#Pre-Process GLADE+ Galaxy Catalog

The [GLADE+ Catalog](https://glade.elte.hu/) contains information on ~22.5 million galaxies and ~750,000 quasars. To use this notebook, you will first need to download the catalog as a text file. Here the text file is saved as `GLADE+.txt`.

This code reduces the 40-column spreadsheet to just two columns:
>`Pix`: The pixel location of the celestial object represented by a healpy map with an nside value of 2048. This location is derived from the `RA` (Right Ascension) and `Dec` (Declination) variables in the original dataset.

>`Z_bin`: The "bucket" to which the celestial body is assigned based on the redshift bins created using the [Tomographer interactive tool](http://tomographer.org/guest/jobs#). These bins help categorize galaxies based on their redshift values.

###Imports
>Healpy: for converting `RA` and `Dec` from angle coordinates to pixel coordinates.

>Numpy: for converting between degrees and radians in the pixel coordinate calculation.

>Pandas: for extracting the `z_bin` intervals.

>Tqdm: for tracking progress of the file reading.

In [None]:
import healpy as hp
import numpy as np
import pandas as pd
from tqdm import tqdm

###Get Redshift Bin Cutoffs

In [None]:
z_bins = pd.read_csv('Tomographer_GLADE+.csv')
z_bins = z_bins['z']

###Determine the Correct Redshift Bin for Objects

In [None]:
def get_z_bin(z_val):
    for i in range(len(z_bins)):
        if z_val < z_bins[i]:
            return i

###Set `nside` Parameter for Pixel Coordinate Calculation

`nside` is the resolution parameter determining the number of pixels in the dust map. Higher Nside values result in finer resolution but require more computational resources. Since we use `nside=2048` to generate the dust intensity models, it is important we use the same value here to place the galaxies at the correct relative positions.

In [None]:
nside = 2048

###Contruct `.csv` File
The following code extracts the `RA` (column 8) and the `Dec` (column 9) variables from the original text file and uses these values to calculate the pixel location of the object.
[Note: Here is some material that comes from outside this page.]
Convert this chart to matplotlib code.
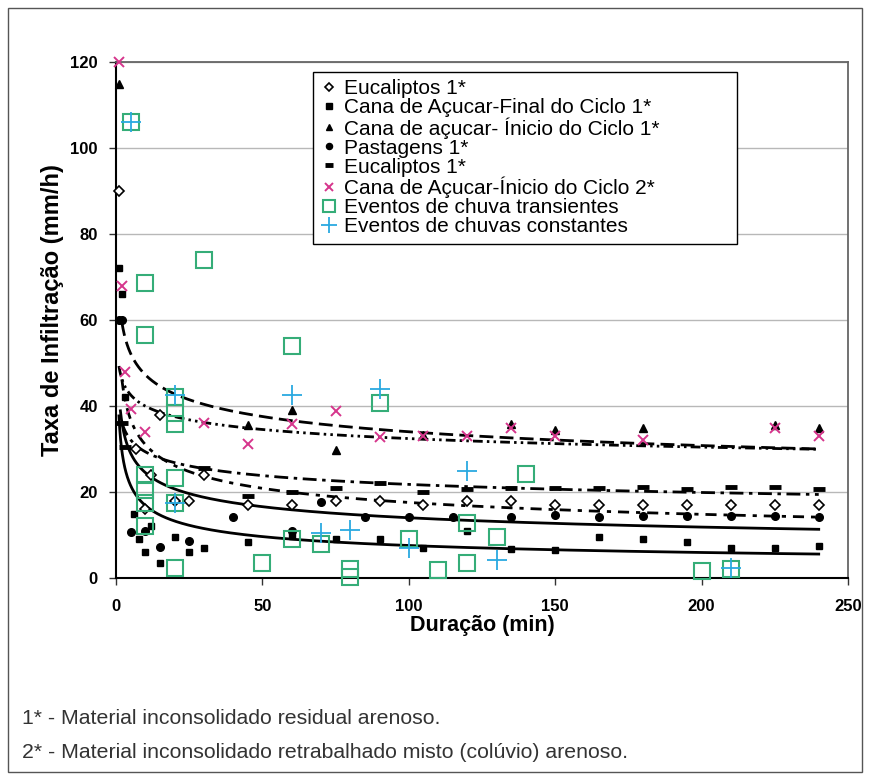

It also extracts the redshift (column 27) and uses this value to determine the redshift bin.

In [None]:
with open('GLADE+.txt') as f:
    txt = f.readlines()

with open('GLADE+_2048.csv', 'w') as f:
    f.write('Pix,Z_Bin\n')
    for line in tqdm(txt):
        line = line.strip()
        e = line.split()
        if e[27] != 'null':
            # get RA and Dec values
            ra = e[8]
            dec = e[9]
            # calculate pixel location
            theta = np.deg2rad(-(float(dec)) + 90.)
            phi = np.deg2rad(360. - float(ra))
            pix = hp.ang2pix(nside, theta, phi)
            # get z_bin using extracted z-value
            z_bin = get_z_bin(float(e[27]))
            # write data to file
            f.write(str(pix))
            f.write(',')
            f.write(str(z_bin))
            f.write('\n')